YOUR OBJECTIVE
Set all the material down again unchanged, without the pictures.

DATASET EXTRACT

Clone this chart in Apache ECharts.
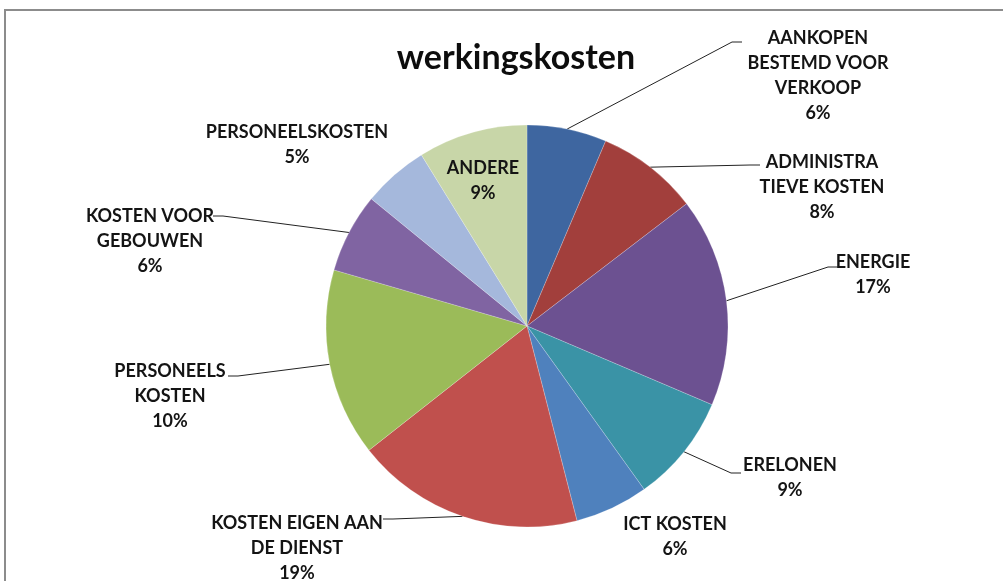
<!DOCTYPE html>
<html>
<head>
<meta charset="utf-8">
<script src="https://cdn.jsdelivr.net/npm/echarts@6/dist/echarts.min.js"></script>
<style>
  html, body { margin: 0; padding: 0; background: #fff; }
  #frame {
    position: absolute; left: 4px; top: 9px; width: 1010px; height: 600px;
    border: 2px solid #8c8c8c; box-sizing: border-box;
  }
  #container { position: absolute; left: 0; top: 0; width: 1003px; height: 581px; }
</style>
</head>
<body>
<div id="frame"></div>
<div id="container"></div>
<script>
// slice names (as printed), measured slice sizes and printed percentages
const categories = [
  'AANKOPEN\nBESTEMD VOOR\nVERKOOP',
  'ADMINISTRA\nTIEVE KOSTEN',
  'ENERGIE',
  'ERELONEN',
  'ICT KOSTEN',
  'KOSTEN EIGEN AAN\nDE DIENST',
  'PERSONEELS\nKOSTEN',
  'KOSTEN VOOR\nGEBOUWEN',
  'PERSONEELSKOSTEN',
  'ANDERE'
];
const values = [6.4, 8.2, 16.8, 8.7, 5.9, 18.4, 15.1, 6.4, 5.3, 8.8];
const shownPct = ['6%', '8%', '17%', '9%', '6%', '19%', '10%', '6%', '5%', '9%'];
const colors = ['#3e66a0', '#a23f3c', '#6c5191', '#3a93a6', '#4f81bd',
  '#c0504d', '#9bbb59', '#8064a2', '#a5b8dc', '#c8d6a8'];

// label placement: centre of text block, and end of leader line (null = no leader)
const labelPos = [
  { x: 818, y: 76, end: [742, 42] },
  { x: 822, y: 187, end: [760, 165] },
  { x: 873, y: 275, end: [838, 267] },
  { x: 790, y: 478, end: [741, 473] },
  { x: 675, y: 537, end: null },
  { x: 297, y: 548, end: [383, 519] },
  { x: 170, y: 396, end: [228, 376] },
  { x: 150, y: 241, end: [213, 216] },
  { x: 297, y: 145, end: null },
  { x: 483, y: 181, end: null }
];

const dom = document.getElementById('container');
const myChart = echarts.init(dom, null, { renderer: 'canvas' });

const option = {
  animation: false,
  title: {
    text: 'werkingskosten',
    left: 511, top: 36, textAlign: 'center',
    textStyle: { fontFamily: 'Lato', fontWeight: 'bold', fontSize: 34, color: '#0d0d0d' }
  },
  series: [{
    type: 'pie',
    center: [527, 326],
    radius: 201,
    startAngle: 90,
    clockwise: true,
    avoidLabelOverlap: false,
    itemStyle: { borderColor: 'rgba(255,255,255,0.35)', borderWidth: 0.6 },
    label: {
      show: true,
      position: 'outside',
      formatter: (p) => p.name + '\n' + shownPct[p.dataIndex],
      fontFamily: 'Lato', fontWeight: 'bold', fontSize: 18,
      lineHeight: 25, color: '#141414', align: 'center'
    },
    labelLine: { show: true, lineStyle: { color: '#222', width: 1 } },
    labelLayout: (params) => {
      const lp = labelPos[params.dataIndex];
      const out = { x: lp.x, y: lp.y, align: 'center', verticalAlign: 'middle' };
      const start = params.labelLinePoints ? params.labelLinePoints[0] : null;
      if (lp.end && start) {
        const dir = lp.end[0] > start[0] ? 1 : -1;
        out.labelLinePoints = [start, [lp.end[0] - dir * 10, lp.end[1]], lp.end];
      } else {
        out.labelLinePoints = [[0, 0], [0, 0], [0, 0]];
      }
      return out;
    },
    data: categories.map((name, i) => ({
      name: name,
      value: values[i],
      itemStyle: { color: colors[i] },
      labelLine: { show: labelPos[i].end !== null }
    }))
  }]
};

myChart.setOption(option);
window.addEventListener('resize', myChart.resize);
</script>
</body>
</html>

WRITTEN ANSWER
Clone this chart in Apache ECharts.
<!DOCTYPE html>
<html>
<head>
<meta charset="utf-8">
<script src="https://cdn.jsdelivr.net/npm/echarts@6/dist/echarts.min.js"></script>
<style>
  html, body { margin: 0; padding: 0; background: #fff; }
  #frame {
    position: absolute; left: 4px; top: 9px; width: 1010px; height: 600px;
    border: 2px solid #8c8c8c; box-sizing: border-box;
  }
  #container { position: absolute; left: 0; top: 0; width: 1003px; height: 581px; }
</style>
</head>
<body>
<div id="frame"></div>
<div id="container"></div>
<script>
// slice names (as printed), measured slice sizes and printed percentages
const categories = [
  'AANKOPEN\nBESTEMD VOOR\nVERKOOP',
  'ADMINISTRA\nTIEVE KOSTEN',
  'ENERGIE',
  'ERELONEN',
  'ICT KOSTEN',
  'KOSTEN EIGEN AAN\nDE DIENST',
  'PERSONEELS\nKOSTEN',
  'KOSTEN VOOR\nGEBOUWEN',
  'PERSONEELSKOSTEN',
  'ANDERE'
];
const values = [6.4, 8.2, 16.8, 8.7, 5.9, 18.4, 15.1, 6.4, 5.3, 8.8];
const shownPct = ['6%', '8%', '17%', '9%', '6%', '19%', '10%', '6%', '5%', '9%'];
const colors = ['#3e66a0', '#a23f3c', '#6c5191', '#3a93a6', '#4f81bd',
  '#c0504d', '#9bbb59', '#8064a2', '#a5b8dc', '#c8d6a8'];

// label placement: centre of text block, and end of leader line (null = no leader)
const labelPos = [
  { x: 818, y: 76, end: [742, 42] },
  { x: 822, y: 187, end: [760, 165] },
  { x: 873, y: 275, end: [838, 267] },
  { x: 790, y: 478, end: [741, 473] },
  { x: 675, y: 537, end: null },
  { x: 297, y: 548, end: [383, 519] },
  { x: 170, y: 396, end: [228, 376] },
  { x: 150, y: 241, end: [213, 216] },
  { x: 297, y: 145, end: null },
  { x: 483, y: 181, end: null }
];

const dom = document.getElementById('container');
const myChart = echarts.init(dom, null, { renderer: 'canvas' });

const option = {
  animation: false,
  title: {
    text: 'werkingskosten',
    left: 511, top: 36, textAlign: 'center',
    textStyle: { fontFamily: 'Lato', fontWeight: 'bold', fontSize: 34, color: '#0d0d0d' }
  },
  series: [{
    type: 'pie',
    center: [527, 326],
    radius: 201,
    startAngle: 90,
    clockwise: true,
    avoidLabelOverlap: false,
    itemStyle: { borderColor: 'rgba(255,255,255,0.35)', borderWidth: 0.6 },
    label: {
      show: true,
      position: 'outside',
      formatter: (p) => p.name + '\n' + shownPct[p.dataIndex],
      fontFamily: 'Lato', fontWeight: 'bold', fontSize: 18,
      lineHeight: 25, color: '#141414', align: 'center'
    },
    labelLine: { show: true, lineStyle: { color: '#222', width: 1 } },
    labelLayout: (params) => {
      const lp = labelPos[params.dataIndex];
      const out = { x: lp.x, y: lp.y, align: 'center', verticalAlign: 'middle' };
      const start = params.labelLinePoints ? params.labelLinePoints[0] : null;
      if (lp.end && start) {
        const dir = lp.end[0] > start[0] ? 1 : -1;
        out.labelLinePoints = [start, [lp.end[0] - dir * 10, lp.end[1]], lp.end];
      } else {
        out.labelLinePoints = [[0, 0], [0, 0], [0, 0]];
      }
      return out;
    },
    data: categories.map((name, i) => ({
      name: name,
      value: values[i],
      itemStyle: { color: colors[i] },
      labelLine: { show: labelPos[i].end !== null }
    }))
  }]
};

myChart.setOption(option);
window.addEventListener('resize', myChart.resize);
</script>
</body>
</html>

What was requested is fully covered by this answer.